Start SUPPLIED DATA

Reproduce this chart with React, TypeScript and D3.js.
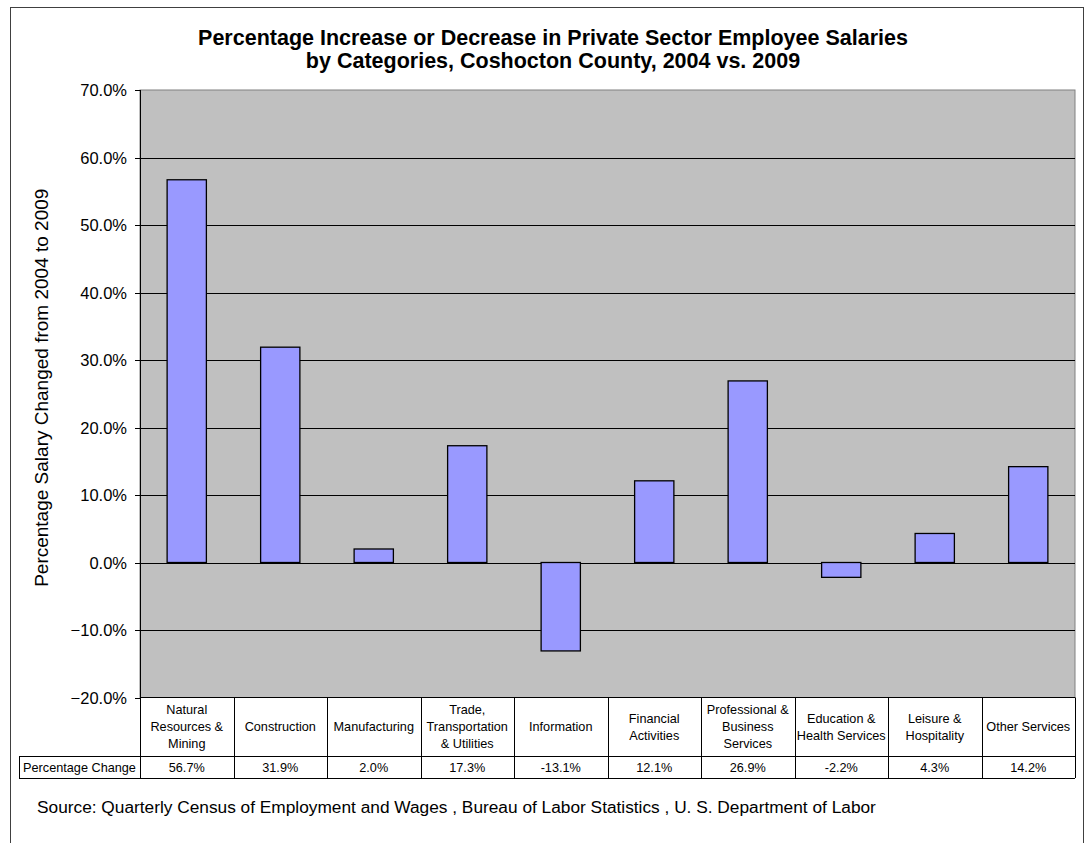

End SUPPLIED DATA
Start SUPPLIED DATA

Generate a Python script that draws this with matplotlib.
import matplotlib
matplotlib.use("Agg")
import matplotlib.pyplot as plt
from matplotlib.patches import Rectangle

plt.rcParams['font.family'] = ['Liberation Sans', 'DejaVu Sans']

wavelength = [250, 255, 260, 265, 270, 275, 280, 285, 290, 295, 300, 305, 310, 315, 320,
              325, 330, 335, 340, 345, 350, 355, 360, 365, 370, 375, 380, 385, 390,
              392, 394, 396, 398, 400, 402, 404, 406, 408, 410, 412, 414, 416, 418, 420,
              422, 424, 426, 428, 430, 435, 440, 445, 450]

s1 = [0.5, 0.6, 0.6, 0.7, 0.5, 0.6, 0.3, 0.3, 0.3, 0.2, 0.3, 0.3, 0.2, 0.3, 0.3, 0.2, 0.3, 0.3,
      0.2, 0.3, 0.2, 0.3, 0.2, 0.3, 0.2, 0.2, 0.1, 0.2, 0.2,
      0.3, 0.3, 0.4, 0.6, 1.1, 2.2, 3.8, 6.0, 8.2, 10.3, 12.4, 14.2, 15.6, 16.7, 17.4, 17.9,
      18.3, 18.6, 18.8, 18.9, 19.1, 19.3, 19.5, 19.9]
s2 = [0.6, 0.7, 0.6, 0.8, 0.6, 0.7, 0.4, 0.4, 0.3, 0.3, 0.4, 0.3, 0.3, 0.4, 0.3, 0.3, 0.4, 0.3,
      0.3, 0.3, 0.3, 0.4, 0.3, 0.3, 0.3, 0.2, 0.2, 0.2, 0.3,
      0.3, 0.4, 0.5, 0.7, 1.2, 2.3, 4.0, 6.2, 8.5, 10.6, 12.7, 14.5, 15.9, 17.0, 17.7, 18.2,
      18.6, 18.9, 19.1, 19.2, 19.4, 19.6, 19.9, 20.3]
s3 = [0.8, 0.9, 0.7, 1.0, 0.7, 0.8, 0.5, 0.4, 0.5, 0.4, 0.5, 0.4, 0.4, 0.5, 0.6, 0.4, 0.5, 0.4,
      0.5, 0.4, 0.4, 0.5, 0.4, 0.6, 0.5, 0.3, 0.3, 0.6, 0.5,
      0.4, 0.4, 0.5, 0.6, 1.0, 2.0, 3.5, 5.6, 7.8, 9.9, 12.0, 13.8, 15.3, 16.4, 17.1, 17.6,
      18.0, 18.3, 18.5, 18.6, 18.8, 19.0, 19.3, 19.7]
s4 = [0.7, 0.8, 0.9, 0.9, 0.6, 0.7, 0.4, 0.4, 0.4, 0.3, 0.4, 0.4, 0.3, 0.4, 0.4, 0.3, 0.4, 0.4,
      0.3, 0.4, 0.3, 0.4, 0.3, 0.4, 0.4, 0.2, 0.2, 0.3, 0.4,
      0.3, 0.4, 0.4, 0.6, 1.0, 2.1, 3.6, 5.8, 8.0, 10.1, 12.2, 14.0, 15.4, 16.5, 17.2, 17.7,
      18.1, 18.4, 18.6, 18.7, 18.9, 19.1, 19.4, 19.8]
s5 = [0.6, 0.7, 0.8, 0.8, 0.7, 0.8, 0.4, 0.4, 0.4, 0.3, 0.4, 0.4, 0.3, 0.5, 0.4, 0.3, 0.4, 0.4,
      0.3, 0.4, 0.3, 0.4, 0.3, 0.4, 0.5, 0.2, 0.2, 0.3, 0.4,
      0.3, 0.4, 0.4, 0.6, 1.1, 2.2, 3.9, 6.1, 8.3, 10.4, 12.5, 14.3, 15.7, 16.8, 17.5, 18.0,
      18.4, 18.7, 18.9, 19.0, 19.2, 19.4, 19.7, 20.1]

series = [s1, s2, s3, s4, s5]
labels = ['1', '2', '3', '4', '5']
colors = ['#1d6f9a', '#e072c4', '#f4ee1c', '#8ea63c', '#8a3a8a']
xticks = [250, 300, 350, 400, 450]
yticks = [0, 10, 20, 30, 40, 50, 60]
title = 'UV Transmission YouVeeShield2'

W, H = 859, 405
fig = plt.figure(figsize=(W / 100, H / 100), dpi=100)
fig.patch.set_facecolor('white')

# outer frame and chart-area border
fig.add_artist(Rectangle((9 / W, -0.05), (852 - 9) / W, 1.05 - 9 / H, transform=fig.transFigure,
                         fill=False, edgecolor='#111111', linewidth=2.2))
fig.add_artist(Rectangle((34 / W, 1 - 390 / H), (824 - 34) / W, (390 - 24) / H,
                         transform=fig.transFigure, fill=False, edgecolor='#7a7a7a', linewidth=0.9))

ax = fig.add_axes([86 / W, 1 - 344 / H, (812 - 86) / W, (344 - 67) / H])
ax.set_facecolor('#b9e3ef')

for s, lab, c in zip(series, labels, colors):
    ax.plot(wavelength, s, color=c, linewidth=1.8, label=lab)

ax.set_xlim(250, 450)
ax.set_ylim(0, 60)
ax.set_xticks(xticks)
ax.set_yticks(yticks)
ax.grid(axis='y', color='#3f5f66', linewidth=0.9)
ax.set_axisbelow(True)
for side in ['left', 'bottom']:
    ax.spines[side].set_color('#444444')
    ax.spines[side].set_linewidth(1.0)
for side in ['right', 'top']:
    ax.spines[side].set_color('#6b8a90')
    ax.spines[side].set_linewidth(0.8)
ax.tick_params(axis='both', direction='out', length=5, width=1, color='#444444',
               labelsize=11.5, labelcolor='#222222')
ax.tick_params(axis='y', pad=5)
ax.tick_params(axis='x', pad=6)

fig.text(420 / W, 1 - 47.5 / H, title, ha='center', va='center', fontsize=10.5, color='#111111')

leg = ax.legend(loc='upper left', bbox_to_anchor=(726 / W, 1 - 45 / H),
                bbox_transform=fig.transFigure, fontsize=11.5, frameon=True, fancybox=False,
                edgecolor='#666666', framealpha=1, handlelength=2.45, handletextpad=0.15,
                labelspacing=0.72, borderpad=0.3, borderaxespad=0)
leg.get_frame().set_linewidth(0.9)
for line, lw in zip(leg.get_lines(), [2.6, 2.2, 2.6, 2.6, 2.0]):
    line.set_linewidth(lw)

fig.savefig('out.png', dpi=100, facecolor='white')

End SUPPLIED DATA

## TASK DESCRIPTION
Repeat word for word the stretch of lines from the one with "Generate a Python" down to the one with "422, 424, 426, 428, 430, 435, 440, 445, 450]", both included.

## OUTPUT FOR THIS TASK
Generate a Python script that draws this with matplotlib.
import matplotlib
matplotlib.use("Agg")
import matplotlib.pyplot as plt
from matplotlib.patches import Rectangle

plt.rcParams['font.family'] = ['Liberation Sans', 'DejaVu Sans']

wavelength = [250, 255, 260, 265, 270, 275, 280, 285, 290, 295, 300, 305, 310, 315, 320,
              325, 330, 335, 340, 345, 350, 355, 360, 365, 370, 375, 380, 385, 390,
              392, 394, 396, 398, 400, 402, 404, 406, 408, 410, 412, 414, 416, 418, 420,
              422, 424, 426, 428, 430, 435, 440, 445, 450]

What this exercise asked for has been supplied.